[PROMPT] Leave out the pictures; transcribe all else exactly.

##########

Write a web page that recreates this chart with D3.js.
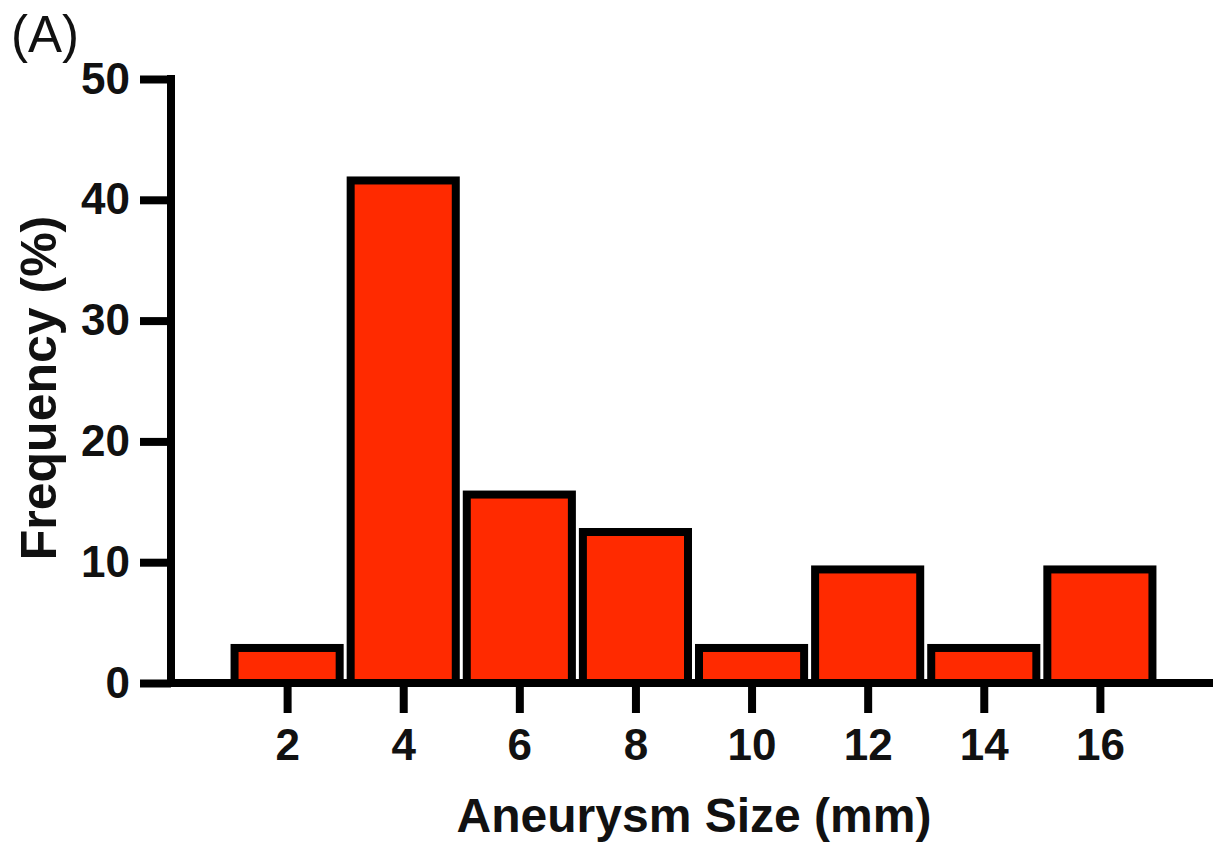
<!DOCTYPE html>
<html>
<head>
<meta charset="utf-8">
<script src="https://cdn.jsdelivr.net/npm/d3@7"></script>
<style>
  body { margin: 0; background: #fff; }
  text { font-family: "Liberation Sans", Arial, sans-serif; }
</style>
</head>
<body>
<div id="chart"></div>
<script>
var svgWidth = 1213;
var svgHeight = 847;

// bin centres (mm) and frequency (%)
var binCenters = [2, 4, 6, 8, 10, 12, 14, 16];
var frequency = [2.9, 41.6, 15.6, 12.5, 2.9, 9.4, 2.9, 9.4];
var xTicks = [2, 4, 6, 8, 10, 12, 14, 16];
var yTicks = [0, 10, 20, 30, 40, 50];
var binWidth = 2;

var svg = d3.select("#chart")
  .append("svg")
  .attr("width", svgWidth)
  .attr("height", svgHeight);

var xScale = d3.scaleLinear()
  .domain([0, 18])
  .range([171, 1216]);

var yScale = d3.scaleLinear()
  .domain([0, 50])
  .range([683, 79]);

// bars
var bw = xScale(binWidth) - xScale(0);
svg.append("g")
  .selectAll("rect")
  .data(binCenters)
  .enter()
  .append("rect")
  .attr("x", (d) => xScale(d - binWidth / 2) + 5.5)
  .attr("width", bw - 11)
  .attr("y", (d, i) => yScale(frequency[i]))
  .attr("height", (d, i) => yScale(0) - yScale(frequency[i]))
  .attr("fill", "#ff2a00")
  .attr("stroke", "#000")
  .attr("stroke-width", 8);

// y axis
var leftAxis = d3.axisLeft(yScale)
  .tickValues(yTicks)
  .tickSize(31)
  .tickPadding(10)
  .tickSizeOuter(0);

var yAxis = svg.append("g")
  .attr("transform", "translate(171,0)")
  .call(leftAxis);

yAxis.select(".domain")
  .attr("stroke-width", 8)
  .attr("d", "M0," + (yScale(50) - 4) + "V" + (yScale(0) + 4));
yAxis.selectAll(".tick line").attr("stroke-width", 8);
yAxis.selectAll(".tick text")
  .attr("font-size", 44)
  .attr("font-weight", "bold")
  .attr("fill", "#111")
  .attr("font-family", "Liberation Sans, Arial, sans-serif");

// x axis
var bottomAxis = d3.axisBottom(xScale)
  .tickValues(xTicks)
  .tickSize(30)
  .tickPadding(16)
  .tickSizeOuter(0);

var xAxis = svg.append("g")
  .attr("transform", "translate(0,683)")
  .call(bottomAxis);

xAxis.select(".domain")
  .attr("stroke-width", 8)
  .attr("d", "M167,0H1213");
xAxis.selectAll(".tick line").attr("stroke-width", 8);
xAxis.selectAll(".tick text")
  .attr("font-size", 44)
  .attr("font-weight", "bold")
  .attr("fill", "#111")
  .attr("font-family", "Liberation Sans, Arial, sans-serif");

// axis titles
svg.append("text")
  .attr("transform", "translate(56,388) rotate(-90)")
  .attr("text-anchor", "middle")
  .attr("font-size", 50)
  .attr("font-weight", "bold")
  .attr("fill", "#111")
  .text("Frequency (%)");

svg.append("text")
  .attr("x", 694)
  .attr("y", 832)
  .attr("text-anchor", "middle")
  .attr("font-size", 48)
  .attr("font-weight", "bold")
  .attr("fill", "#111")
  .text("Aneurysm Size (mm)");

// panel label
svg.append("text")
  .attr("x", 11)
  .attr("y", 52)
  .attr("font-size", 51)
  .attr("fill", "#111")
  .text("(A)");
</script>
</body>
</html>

##########

[RIGHT ANSWER]
Write a web page that recreates this chart with D3.js.
<!DOCTYPE html>
<html>
<head>
<meta charset="utf-8">
<script src="https://cdn.jsdelivr.net/npm/d3@7"></script>
<style>
  body { margin: 0; background: #fff; }
  text { font-family: "Liberation Sans", Arial, sans-serif; }
</style>
</head>
<body>
<div id="chart"></div>
<script>
var svgWidth = 1213;
var svgHeight = 847;

// bin centres (mm) and frequency (%)
var binCenters = [2, 4, 6, 8, 10, 12, 14, 16];
var frequency = [2.9, 41.6, 15.6, 12.5, 2.9, 9.4, 2.9, 9.4];
var xTicks = [2, 4, 6, 8, 10, 12, 14, 16];
var yTicks = [0, 10, 20, 30, 40, 50];
var binWidth = 2;

var svg = d3.select("#chart")
  .append("svg")
  .attr("width", svgWidth)
  .attr("height", svgHeight);

var xScale = d3.scaleLinear()
  .domain([0, 18])
  .range([171, 1216]);

var yScale = d3.scaleLinear()
  .domain([0, 50])
  .range([683, 79]);

// bars
var bw = xScale(binWidth) - xScale(0);
svg.append("g")
  .selectAll("rect")
  .data(binCenters)
  .enter()
  .append("rect")
  .attr("x", (d) => xScale(d - binWidth / 2) + 5.5)
  .attr("width", bw - 11)
  .attr("y", (d, i) => yScale(frequency[i]))
  .attr("height", (d, i) => yScale(0) - yScale(frequency[i]))
  .attr("fill", "#ff2a00")
  .attr("stroke", "#000")
  .attr("stroke-width", 8);

// y axis
var leftAxis = d3.axisLeft(yScale)
  .tickValues(yTicks)
  .tickSize(31)
  .tickPadding(10)
  .tickSizeOuter(0);

var yAxis = svg.append("g")
  .attr("transform", "translate(171,0)")
  .call(leftAxis);

yAxis.select(".domain")
  .attr("stroke-width", 8)
  .attr("d", "M0," + (yScale(50) - 4) + "V" + (yScale(0) + 4));
yAxis.selectAll(".tick line").attr("stroke-width", 8);
yAxis.selectAll(".tick text")
  .attr("font-size", 44)
  .attr("font-weight", "bold")
  .attr("fill", "#111")
  .attr("font-family", "Liberation Sans, Arial, sans-serif");

// x axis
var bottomAxis = d3.axisBottom(xScale)
  .tickValues(xTicks)
  .tickSize(30)
  .tickPadding(16)
  .tickSizeOuter(0);

var xAxis = svg.append("g")
  .attr("transform", "translate(0,683)")
  .call(bottomAxis);

xAxis.select(".domain")
  .attr("stroke-width", 8)
  .attr("d", "M167,0H1213");
xAxis.selectAll(".tick line").attr("stroke-width", 8);
xAxis.selectAll(".tick text")
  .attr("font-size", 44)
  .attr("font-weight", "bold")
  .attr("fill", "#111")
  .attr("font-family", "Liberation Sans, Arial, sans-serif");

// axis titles
svg.append("text")
  .attr("transform", "translate(56,388) rotate(-90)")
  .attr("text-anchor", "middle")
  .attr("font-size", 50)
  .attr("font-weight", "bold")
  .attr("fill", "#111")
  .text("Frequency (%)");

svg.append("text")
  .attr("x", 694)
  .attr("y", 832)
  .attr("text-anchor", "middle")
  .attr("font-size", 48)
  .attr("font-weight", "bold")
  .attr("fill", "#111")
  .text("Aneurysm Size (mm)");

// panel label
svg.append("text")
  .attr("x", 11)
  .attr("y", 52)
  .attr("font-size", 51)
  .attr("fill", "#111")
  .text("(A)");
</script>
</body>
</html>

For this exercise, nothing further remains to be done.